In the United States, a nation founded on the principles of religious freedom (many settlers were escaping religious persecution in Europe), how stringently do we adhere to this ideal? How well do we respect people’s right to practice any belief system of their choosing? The answer just might depend on what religion you practice.
In 2003, for example, a lawsuit escalated in Alabama regarding a monument to the Ten Commandments in a public building. In response, a poll was conducted by USA Today, CNN, and Gallup. Among the findings: 70% of people approved of a Christian Ten Commandments monument in public, while only 33% approved of a monument to the Islamic Qur’an in the same space. Similarly, survey respondents showed a 64% approval of social programs run by Christian organizations, but only 41% approved of the same programs run by Muslim groups (Newport, 2003).
These statistics suggest that, for most people in the United States, freedom of religion is less important than the religion under discussion.
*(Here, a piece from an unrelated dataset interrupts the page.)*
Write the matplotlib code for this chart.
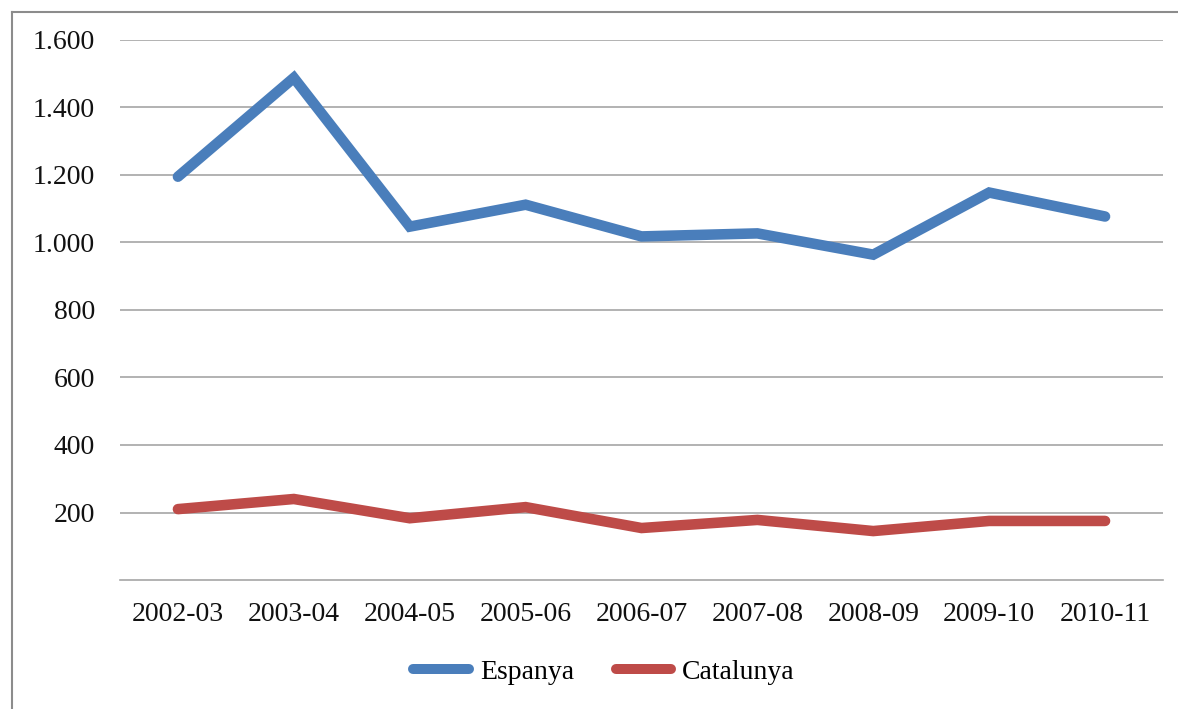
import matplotlib.pyplot as plt
from matplotlib.lines import Line2D
from matplotlib.ticker import FuncFormatter

# Dades
cursos = ['2002-03', '2003-04', '2004-05', '2005-06', '2006-07',
          '2007-08', '2008-09', '2009-10', '2010-11']
espanya = [1195, 1488, 1047, 1112, 1018, 1027, 964, 1148, 1077]
catalunya = [210, 240, 183, 216, 154, 178, 145, 175, 175]
yticks = [200, 400, 600, 800, 1000, 1200, 1400, 1600]


def main():
    plt.rcParams['font.family'] = ['Liberation Serif', 'DejaVu Serif']

    fig = plt.figure(figsize=(11.78, 7.09), dpi=100)
    ax = fig.add_axes([120 / 1178, 1 - 580 / 709, (1163 - 120) / 1178, (580 - 40) / 709])

    x = range(len(cursos))
    ax.plot(x, espanya, color='#4A7EBB', lw=7.6, solid_capstyle='round',
            solid_joinstyle='miter', label='Espanya', zorder=3)
    ax.plot(x, catalunya, color='#BE4B48', lw=7.6, solid_capstyle='round',
            solid_joinstyle='miter', label='Catalunya', zorder=3)

    ax.set_xlim(-0.5, len(cursos) - 0.5)
    ax.set_ylim(0, 1600)
    ax.set_xticks(list(x))
    ax.set_xticklabels(cursos)
    ax.set_yticks(yticks)
    ax.yaxis.set_major_formatter(FuncFormatter(lambda v, p: f'{int(v):,}'.replace(',', '.')))

    ax.grid(axis='y', color='#A6A6A6', lw=1.2)
    ax.axhline(0, color='#A6A6A6', lw=1.2, clip_on=False)
    for s in ax.spines.values():
        s.set_visible(False)
    ax.tick_params(length=0, labelsize=20, colors='#111111')
    ax.tick_params(axis='y', pad=18)
    ax.tick_params(axis='x', pad=16)

    handles = [Line2D([], [], color='#4A7EBB', lw=7.2, solid_capstyle='round'),
               Line2D([], [], color='#BE4B48', lw=7.2, solid_capstyle='round')]
    fig.legend(handles, ['Espanya', 'Catalunya'], loc='center', ncol=2,
               bbox_to_anchor=(604 / 1178, 1 - 672 / 709), frameon=False,
               fontsize=20, handlelength=2.0, handletextpad=0.4, columnspacing=1.5)

    # marc exterior
    fig.add_artist(Line2D([12 / 1178, 12 / 1178], [0, 1 - 12 / 709], color='#8C8C8C', lw=1.5))
    fig.add_artist(Line2D([12 / 1178, 1], [1 - 12 / 709, 1 - 12 / 709], color='#8C8C8C', lw=1.5))

    fig.savefig('out.png', dpi=100, facecolor='white')


if __name__ == '__main__':
    main()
And this is precisely the point made by those who argue for separation of church and state. According to their contention, any state-sanctioned recognition of religion suggests endorsement of one belief system at the expense of all others—contradictory to the idea of freedom of religion.
So what violates separation of church and state and what is acceptable? Myriad lawsuits continue to test the answer. In the case of the three fictional examples above, the issue of spontaneity is key, as is the existence (or lack thereof) of planning on the part of event organizers.